STATED TASK
Return the whole listing, line for line, without the pictures in it.
---------- DATA SHOWN
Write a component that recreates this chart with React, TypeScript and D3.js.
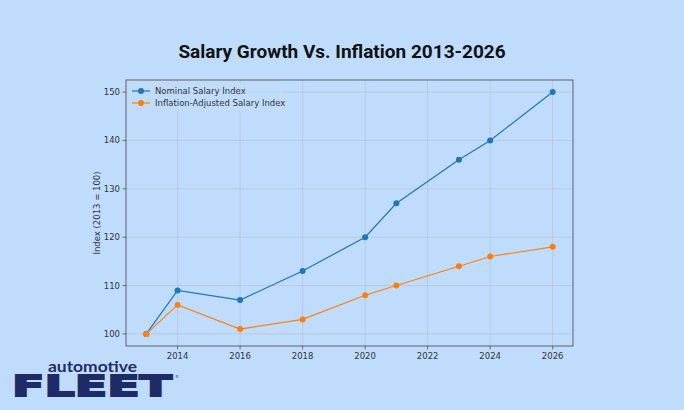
import * as d3 from 'd3';

const years = [2013, 2014, 2016, 2018, 2020, 2021, 2023, 2024, 2026];
const nominalIndex = [100, 109, 107, 113, 120, 127, 136, 140, 150];
const adjustedIndex = [100, 106, 101, 103, 108, 110, 114, 116, 118];
const xTicks = [2014, 2016, 2018, 2020, 2022, 2024, 2026];
const yTicks = [100, 110, 120, 130, 140, 150];
const seriesNames = ['Nominal Salary Index', 'Inflation-Adjusted Salary Index'];

const W = 684;
const H = 410;
const BG = '#bfdcfd';
const NAVY = '#1f2b66';
const margin = { left: 126, right: 111, top: 80, bottom: 64 };

export default function App() {
  const x = d3.scaleLinear().domain([2012.35, 2026.65]).range([margin.left, W - margin.right]);
  const y = d3.scaleLinear().domain([97.5, 152.5]).range([H - margin.bottom, margin.top]);

  const line = d3
    .line<number>()
    .x((_, i) => x(years[i]))
    .y(d => y(d));

  const series = [
    { name: seriesNames[0], values: nominalIndex, color: '#1f77b4' },
    { name: seriesNames[1], values: adjustedIndex, color: '#ff7f0e' },
  ];

  const [x0, x1] = x.range();
  const [y0, y1] = y.range();
  const tickFont = "'DejaVu Sans', sans-serif";

  return (
    <svg
      width={W}
      height={H}
      style={{ position: 'absolute', left: 0, top: 0, background: BG }}
    >
      <rect x={0} y={0} width={W} height={H} fill={BG} />

      <text
        x={W / 2}
        y={58}
        textAnchor="middle"
        fontFamily="Roboto, sans-serif"
        fontWeight="bold"
        fontSize={19}
        fill="#111"
      >
        Salary Growth Vs. Inflation 2013-2026
      </text>

      {/* grid */}
      {xTicks.map(t => (
        <line key={'gx' + t} x1={x(t)} x2={x(t)} y1={y1} y2={y0} stroke="#b4bcc6" strokeOpacity={0.7} strokeWidth={0.8} />
      ))}
      {yTicks.map(t => (
        <line key={'gy' + t} x1={x0} x2={x1} y1={y(t)} y2={y(t)} stroke="#b4bcc6" strokeOpacity={0.7} strokeWidth={0.8} />
      ))}

      {/* series */}
      {series.map(s => (
        <g key={s.name}>
          <path d={line(s.values) ?? ''} fill="none" stroke={s.color} strokeWidth={1.2} />
          {s.values.map((v, i) => (
            <circle key={i} cx={x(years[i])} cy={y(v)} r={3} fill={s.color} />
          ))}
        </g>
      ))}

      {/* frame */}
      <rect x={x0} y={y1} width={x1 - x0} height={y0 - y1} fill="none" stroke="#555" strokeWidth={0.9} />

      {/* x ticks */}
      {xTicks.map(t => (
        <g key={'tx' + t}>
          <line x1={x(t)} x2={x(t)} y1={y0} y2={y0 + 3.5} stroke="#555" strokeWidth={0.8} />
          <text x={x(t)} y={y0 + 13} textAnchor="middle" fontFamily={tickFont} fontSize={8.5} fill="#333">
            {t}
          </text>
        </g>
      ))}

      {/* y ticks */}
      {yTicks.map(t => (
        <g key={'ty' + t}>
          <line x1={x0 - 3.5} x2={x0} y1={y(t)} y2={y(t)} stroke="#555" strokeWidth={0.8} />
          <text x={x0 - 6} y={y(t) + 3} textAnchor="end" fontFamily={tickFont} fontSize={8.5} fill="#333">
            {t}
          </text>
        </g>
      ))}

      <text
        transform={`translate(100, ${(y0 + y1) / 2}) rotate(-90)`}
        textAnchor="middle"
        fontFamily={tickFont}
        fontSize={8.5}
        fill="#333"
      >
        Index (2013 = 100)
      </text>

      {/* legend */}
      <rect x={128} y={83} width={154} height={28} rx={2} fill={BG} fillOpacity={0.8} stroke="#d0d8e0" strokeWidth={0.8} />
      {series.map((s, i) => (
        <g key={'lg' + i}>
          <line x1={132} x2={150} y1={91 + i * 12} y2={91 + i * 12} stroke={s.color} strokeWidth={1.2} />
          <circle cx={141} cy={91 + i * 12} r={3} fill={s.color} />
          <text x={155} y={94 + i * 12} fontFamily={tickFont} fontSize={8.5} fill="#333">
            {s.name}
          </text>
        </g>
      ))}

      {/* logo */}
      <text
        x={48}
        y={371.5}
        fontFamily="Lato, 'Open Sans', sans-serif"
        fontWeight="bold"
        fontSize={16}
        fill={NAVY}
        textLength={89}
        lengthAdjust="spacingAndGlyphs"
      >
        automotive
      </text>
      <text
        transform="translate(12, 396) scale(1, 1.25)"
        x={0}
        y={0}
        fontFamily="'DejaVu Sans', sans-serif"
        fontWeight="bold"
        fontSize={23}
        fill={NAVY}
        stroke={NAVY}
        strokeWidth={1.4}
        textLength={160}
        lengthAdjust="spacingAndGlyphs"
      >
        FLEET
      </text>
      <text x={175} y={378} fontFamily="'DejaVu Sans', sans-serif" fontSize={4} fill={NAVY}>
        ®
      </text>
    </svg>
  );
}
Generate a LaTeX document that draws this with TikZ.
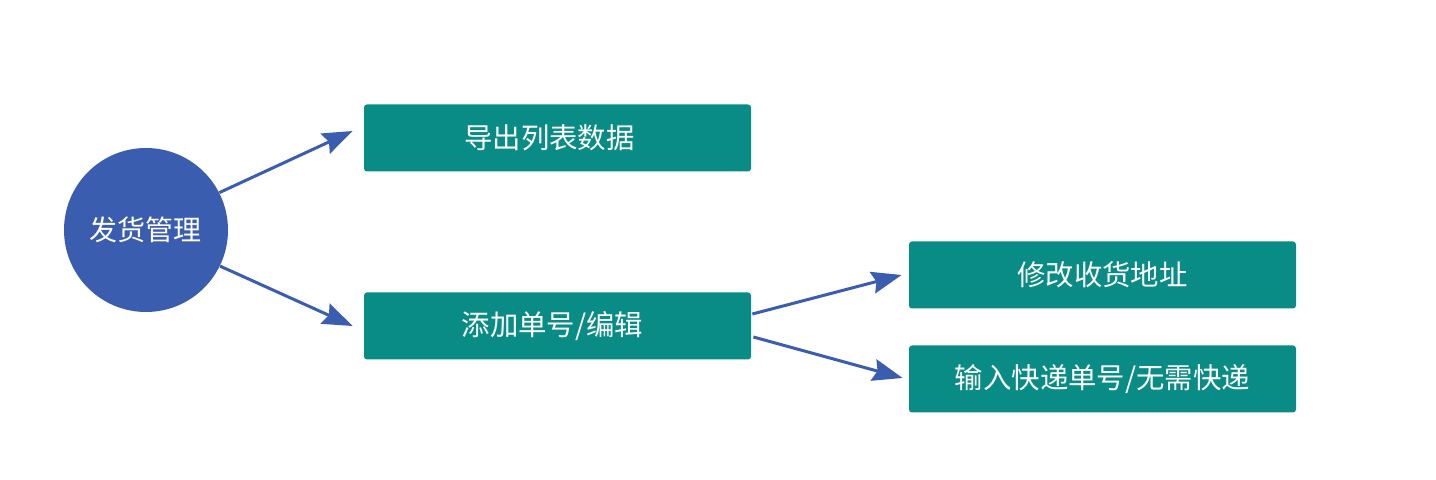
--------------------
ANSWER IN FULL
Write a component that recreates this chart with React, TypeScript and D3.js.
import * as d3 from 'd3';

const years = [2013, 2014, 2016, 2018, 2020, 2021, 2023, 2024, 2026];
const nominalIndex = [100, 109, 107, 113, 120, 127, 136, 140, 150];
const adjustedIndex = [100, 106, 101, 103, 108, 110, 114, 116, 118];
const xTicks = [2014, 2016, 2018, 2020, 2022, 2024, 2026];
const yTicks = [100, 110, 120, 130, 140, 150];
const seriesNames = ['Nominal Salary Index', 'Inflation-Adjusted Salary Index'];

const W = 684;
const H = 410;
const BG = '#bfdcfd';
const NAVY = '#1f2b66';
const margin = { left: 126, right: 111, top: 80, bottom: 64 };

export default function App() {
  const x = d3.scaleLinear().domain([2012.35, 2026.65]).range([margin.left, W - margin.right]);
  const y = d3.scaleLinear().domain([97.5, 152.5]).range([H - margin.bottom, margin.top]);

  const line = d3
    .line<number>()
    .x((_, i) => x(years[i]))
    .y(d => y(d));

  const series = [
    { name: seriesNames[0], values: nominalIndex, color: '#1f77b4' },
    { name: seriesNames[1], values: adjustedIndex, color: '#ff7f0e' },
  ];

  const [x0, x1] = x.range();
  const [y0, y1] = y.range();
  const tickFont = "'DejaVu Sans', sans-serif";

  return (
    <svg
      width={W}
      height={H}
      style={{ position: 'absolute', left: 0, top: 0, background: BG }}
    >
      <rect x={0} y={0} width={W} height={H} fill={BG} />

      <text
        x={W / 2}
        y={58}
        textAnchor="middle"
        fontFamily="Roboto, sans-serif"
        fontWeight="bold"
        fontSize={19}
        fill="#111"
      >
        Salary Growth Vs. Inflation 2013-2026
      </text>

      {/* grid */}
      {xTicks.map(t => (
        <line key={'gx' + t} x1={x(t)} x2={x(t)} y1={y1} y2={y0} stroke="#b4bcc6" strokeOpacity={0.7} strokeWidth={0.8} />
      ))}
      {yTicks.map(t => (
        <line key={'gy' + t} x1={x0} x2={x1} y1={y(t)} y2={y(t)} stroke="#b4bcc6" strokeOpacity={0.7} strokeWidth={0.8} />
      ))}

      {/* series */}
      {series.map(s => (
        <g key={s.name}>
          <path d={line(s.values) ?? ''} fill="none" stroke={s.color} strokeWidth={1.2} />
          {s.values.map((v, i) => (
            <circle key={i} cx={x(years[i])} cy={y(v)} r={3} fill={s.color} />
          ))}
        </g>
      ))}

      {/* frame */}
      <rect x={x0} y={y1} width={x1 - x0} height={y0 - y1} fill="none" stroke="#555" strokeWidth={0.9} />

      {/* x ticks */}
      {xTicks.map(t => (
        <g key={'tx' + t}>
          <line x1={x(t)} x2={x(t)} y1={y0} y2={y0 + 3.5} stroke="#555" strokeWidth={0.8} />
          <text x={x(t)} y={y0 + 13} textAnchor="middle" fontFamily={tickFont} fontSize={8.5} fill="#333">
            {t}
          </text>
        </g>
      ))}

      {/* y ticks */}
      {yTicks.map(t => (
        <g key={'ty' + t}>
          <line x1={x0 - 3.5} x2={x0} y1={y(t)} y2={y(t)} stroke="#555" strokeWidth={0.8} />
          <text x={x0 - 6} y={y(t) + 3} textAnchor="end" fontFamily={tickFont} fontSize={8.5} fill="#333">
            {t}
          </text>
        </g>
      ))}

      <text
        transform={`translate(100, ${(y0 + y1) / 2}) rotate(-90)`}
        textAnchor="middle"
        fontFamily={tickFont}
        fontSize={8.5}
        fill="#333"
      >
        Index (2013 = 100)
      </text>

      {/* legend */}
      <rect x={128} y={83} width={154} height={28} rx={2} fill={BG} fillOpacity={0.8} stroke="#d0d8e0" strokeWidth={0.8} />
      {series.map((s, i) => (
        <g key={'lg' + i}>
          <line x1={132} x2={150} y1={91 + i * 12} y2={91 + i * 12} stroke={s.color} strokeWidth={1.2} />
          <circle cx={141} cy={91 + i * 12} r={3} fill={s.color} />
          <text x={155} y={94 + i * 12} fontFamily={tickFont} fontSize={8.5} fill="#333">
            {s.name}
          </text>
        </g>
      ))}

      {/* logo */}
      <text
        x={48}
        y={371.5}
        fontFamily="Lato, 'Open Sans', sans-serif"
        fontWeight="bold"
        fontSize={16}
        fill={NAVY}
        textLength={89}
        lengthAdjust="spacingAndGlyphs"
      >
        automotive
      </text>
      <text
        transform="translate(12, 396) scale(1, 1.25)"
        x={0}
        y={0}
        fontFamily="'DejaVu Sans', sans-serif"
        fontWeight="bold"
        fontSize={23}
        fill={NAVY}
        stroke={NAVY}
        strokeWidth={1.4}
        textLength={160}
        lengthAdjust="spacingAndGlyphs"
      >
        FLEET
      </text>
      <text x={175} y={378} fontFamily="'DejaVu Sans', sans-serif" fontSize={4} fill={NAVY}>
        ®
      </text>
    </svg>
  );
}
Generate a LaTeX document that draws this with TikZ.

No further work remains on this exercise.